* _Written instruction_
Will you output all of the data below exactly, omitting the images?

* _Provided material_
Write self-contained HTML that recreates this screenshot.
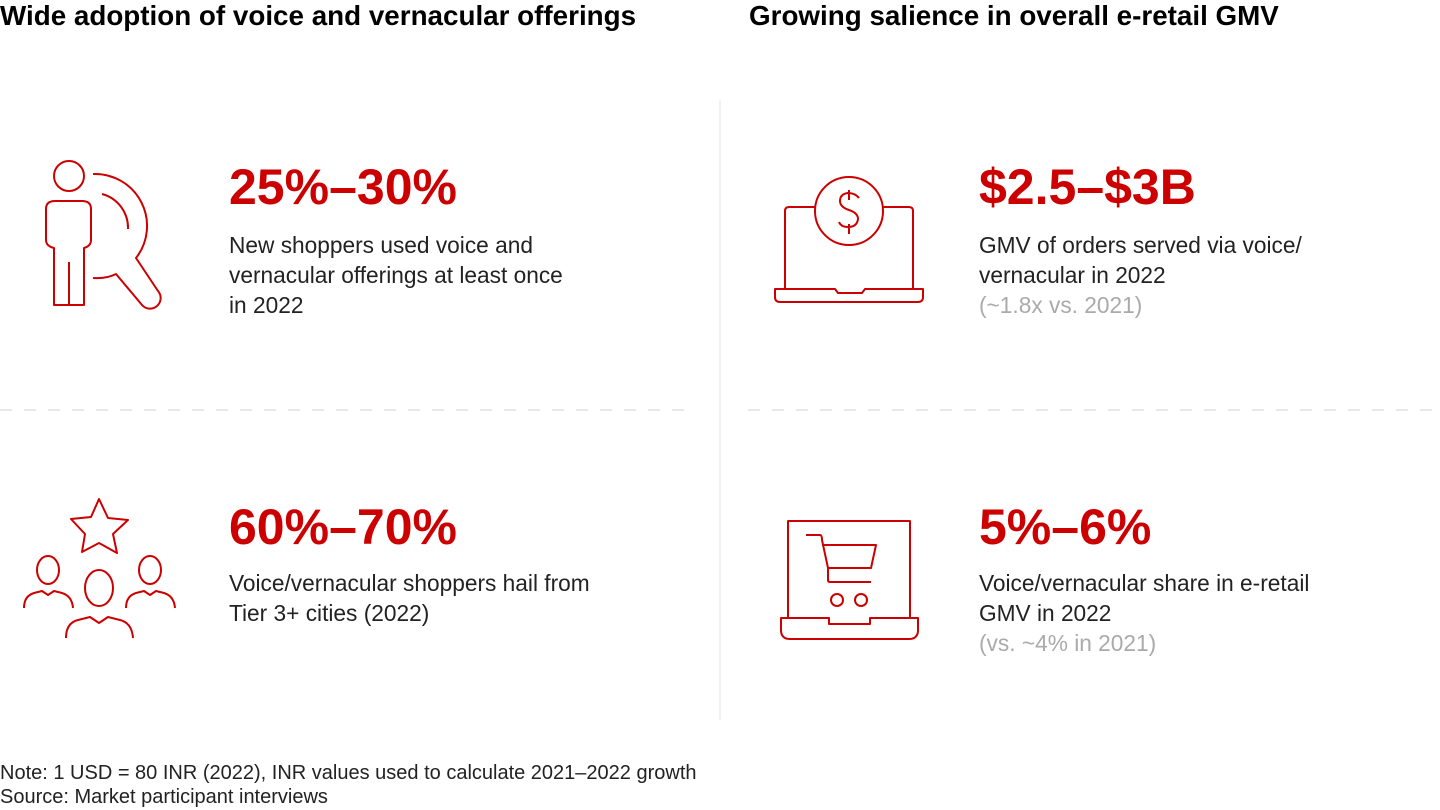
<!DOCTYPE html>
<html><head><meta charset="utf-8"><style>
body{margin:0;width:1440px;height:810px;background:#fff;font-family:"Liberation Sans",Arial,sans-serif;position:relative;overflow:hidden}
.a{position:absolute;white-space:nowrap}
.h{font-weight:bold;font-size:27.8px;color:#000;line-height:32px}
.n{font-weight:bold;font-size:50px;color:#cc0000;line-height:52px}
.t{font-size:22.7px;color:#222;line-height:30px}
.g{color:#aaa}
.f{font-size:20px;color:#222;line-height:24px}
svg{position:absolute;left:0;top:0}
</style></head><body>
<div class="a h" style="left:0;top:0px">Wide adoption of voice and vernacular offerings</div>
<div class="a h" style="left:749px;top:0px">Growing salience in overall e-retail GMV</div>

<svg width="1440" height="810">
<line x1="720" y1="100" x2="720" y2="720" stroke="#eee" stroke-width="1.5"/>
<line x1="0" y1="410" x2="688" y2="410" stroke="#e8e8e8" stroke-width="2" stroke-dasharray="12,12"/>
<line x1="748" y1="410" x2="1440" y2="410" stroke="#e8e8e8" stroke-width="2" stroke-dasharray="12,12"/>
<g fill="none" stroke="#cc0000" stroke-width="2" stroke-linejoin="round">
<g>
<circle cx="69" cy="176" r="15"/>
<path d="M54,305 V248 Q46,246 46,240 V209 Q46,201 55,201 H82 Q91,201 91,209 V240 Q91,246 84,248 V305 Z"/>
<path d="M69,262 V305"/>
<path d="M93,174 A52,52 0 0 1 136,258 L158,291 A10,10 0 0 1 142,305 L116,274 Q106,279 93,278"/>
<path d="M102,194 A35,35 0 0 1 128,229"/>
</g>
<g>
<path d="M99,499 L108,518 L128,520 L113,534 L117,553 L99,543 L82,552 L85,534 L71,519 L91,517 Z"/>
<ellipse cx="48" cy="570" rx="11" ry="14"/>
<path d="M24,608 Q24,596 34,593 L42,591 L48,595 L54,591 L62,593 Q72,596 73,608"/>
<ellipse cx="99" cy="588" rx="14" ry="18"/>
<path d="M66,638 Q66,623 78,620 L90,617 L99,623 L108,617 L120,620 Q132,623 133,638"/>
<ellipse cx="150" cy="570" rx="11" ry="14"/>
<path d="M126,608 Q126,596 136,593 L144,591 L150,595 L156,591 L164,593 Q174,596 175,608"/>
</g>
<g>
<path d="M815,207 H789 Q785,207 785,211 V289 M883,207 H909 Q913,207 913,211 V289"/>
<circle cx="849" cy="211" r="34"/>
<path d="M859,198 Q855,193 848,193 Q840,194 840,201 Q840,207 849,210 Q858,213 858,219 Q857,227 848,227 Q841,227 839,222 M849,190 V200 M849,224 V234"/>
<path d="M775,289 H835 L838,293 H862 L865,289 H923 V297 Q923,302 918,302 H780 Q775,302 775,297 Z"/>
</g>
<g>
<path d="M788,618 V521 H910 V618"/>
<path d="M781,618 H829 V624 H870 V618 H918 V630 Q918,639 909,639 H790 Q781,639 781,630 Z"/>
<path d="M806,535 H820 Q822,535 822,540 L828,568 H871 L876,545 H822"/>
<path d="M828,568 V580 Q828,582 830,582 H871"/>
<circle cx="837" cy="600" r="6"/>
<circle cx="861" cy="600" r="6"/>
</g>
</g>
</svg>

<div class="a n" style="left:229px;top:161px">25%–30%</div>
<div class="a t" style="left:229px;top:230px">New shoppers used voice and<br>vernacular offerings at least once<br>in 2022</div>

<div class="a n" style="left:229px;top:501px">60%–70%</div>
<div class="a t" style="left:229px;top:568px">Voice/vernacular shoppers hail from<br>Tier 3+ cities (2022)</div>

<div class="a n" style="left:979px;top:161px">$2.5–$3B</div>
<div class="a t" style="left:979px;top:230px">GMV of orders served via voice/<br>vernacular in 2022<br><span class="g">(~1.8x vs. 2021)</span></div>

<div class="a n" style="left:979px;top:501px">5%–6%</div>
<div class="a t" style="left:979px;top:568px">Voice/vernacular share in e-retail<br>GMV in 2022<br><span class="g">(vs. ~4% in 2021)</span></div>

<div class="a f" style="left:0;top:761px">Note: 1 USD = 80 INR (2022), INR values used to calculate 2021–2022 growth<br>Source: Market participant interviews</div>
</body></html>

* _Reply_
Write self-contained HTML that recreates this screenshot.
<!DOCTYPE html>
<html><head><meta charset="utf-8"><style>
body{margin:0;width:1440px;height:810px;background:#fff;font-family:"Liberation Sans",Arial,sans-serif;position:relative;overflow:hidden}
.a{position:absolute;white-space:nowrap}
.h{font-weight:bold;font-size:27.8px;color:#000;line-height:32px}
.n{font-weight:bold;font-size:50px;color:#cc0000;line-height:52px}
.t{font-size:22.7px;color:#222;line-height:30px}
.g{color:#aaa}
.f{font-size:20px;color:#222;line-height:24px}
svg{position:absolute;left:0;top:0}
</style></head><body>
<div class="a h" style="left:0;top:0px">Wide adoption of voice and vernacular offerings</div>
<div class="a h" style="left:749px;top:0px">Growing salience in overall e-retail GMV</div>

<svg width="1440" height="810">
<line x1="720" y1="100" x2="720" y2="720" stroke="#eee" stroke-width="1.5"/>
<line x1="0" y1="410" x2="688" y2="410" stroke="#e8e8e8" stroke-width="2" stroke-dasharray="12,12"/>
<line x1="748" y1="410" x2="1440" y2="410" stroke="#e8e8e8" stroke-width="2" stroke-dasharray="12,12"/>
<g fill="none" stroke="#cc0000" stroke-width="2" stroke-linejoin="round">
<g>
<circle cx="69" cy="176" r="15"/>
<path d="M54,305 V248 Q46,246 46,240 V209 Q46,201 55,201 H82 Q91,201 91,209 V240 Q91,246 84,248 V305 Z"/>
<path d="M69,262 V305"/>
<path d="M93,174 A52,52 0 0 1 136,258 L158,291 A10,10 0 0 1 142,305 L116,274 Q106,279 93,278"/>
<path d="M102,194 A35,35 0 0 1 128,229"/>
</g>
<g>
<path d="M99,499 L108,518 L128,520 L113,534 L117,553 L99,543 L82,552 L85,534 L71,519 L91,517 Z"/>
<ellipse cx="48" cy="570" rx="11" ry="14"/>
<path d="M24,608 Q24,596 34,593 L42,591 L48,595 L54,591 L62,593 Q72,596 73,608"/>
<ellipse cx="99" cy="588" rx="14" ry="18"/>
<path d="M66,638 Q66,623 78,620 L90,617 L99,623 L108,617 L120,620 Q132,623 133,638"/>
<ellipse cx="150" cy="570" rx="11" ry="14"/>
<path d="M126,608 Q126,596 136,593 L144,591 L150,595 L156,591 L164,593 Q174,596 175,608"/>
</g>
<g>
<path d="M815,207 H789 Q785,207 785,211 V289 M883,207 H909 Q913,207 913,211 V289"/>
<circle cx="849" cy="211" r="34"/>
<path d="M859,198 Q855,193 848,193 Q840,194 840,201 Q840,207 849,210 Q858,213 858,219 Q857,227 848,227 Q841,227 839,222 M849,190 V200 M849,224 V234"/>
<path d="M775,289 H835 L838,293 H862 L865,289 H923 V297 Q923,302 918,302 H780 Q775,302 775,297 Z"/>
</g>
<g>
<path d="M788,618 V521 H910 V618"/>
<path d="M781,618 H829 V624 H870 V618 H918 V630 Q918,639 909,639 H790 Q781,639 781,630 Z"/>
<path d="M806,535 H820 Q822,535 822,540 L828,568 H871 L876,545 H822"/>
<path d="M828,568 V580 Q828,582 830,582 H871"/>
<circle cx="837" cy="600" r="6"/>
<circle cx="861" cy="600" r="6"/>
</g>
</g>
</svg>

<div class="a n" style="left:229px;top:161px">25%–30%</div>
<div class="a t" style="left:229px;top:230px">New shoppers used voice and<br>vernacular offerings at least once<br>in 2022</div>

<div class="a n" style="left:229px;top:501px">60%–70%</div>
<div class="a t" style="left:229px;top:568px">Voice/vernacular shoppers hail from<br>Tier 3+ cities (2022)</div>

<div class="a n" style="left:979px;top:161px">$2.5–$3B</div>
<div class="a t" style="left:979px;top:230px">GMV of orders served via voice/<br>vernacular in 2022<br><span class="g">(~1.8x vs. 2021)</span></div>

<div class="a n" style="left:979px;top:501px">5%–6%</div>
<div class="a t" style="left:979px;top:568px">Voice/vernacular share in e-retail<br>GMV in 2022<br><span class="g">(vs. ~4% in 2021)</span></div>

<div class="a f" style="left:0;top:761px">Note: 1 USD = 80 INR (2022), INR values used to calculate 2021–2022 growth<br>Source: Market participant interviews</div>
</body></html>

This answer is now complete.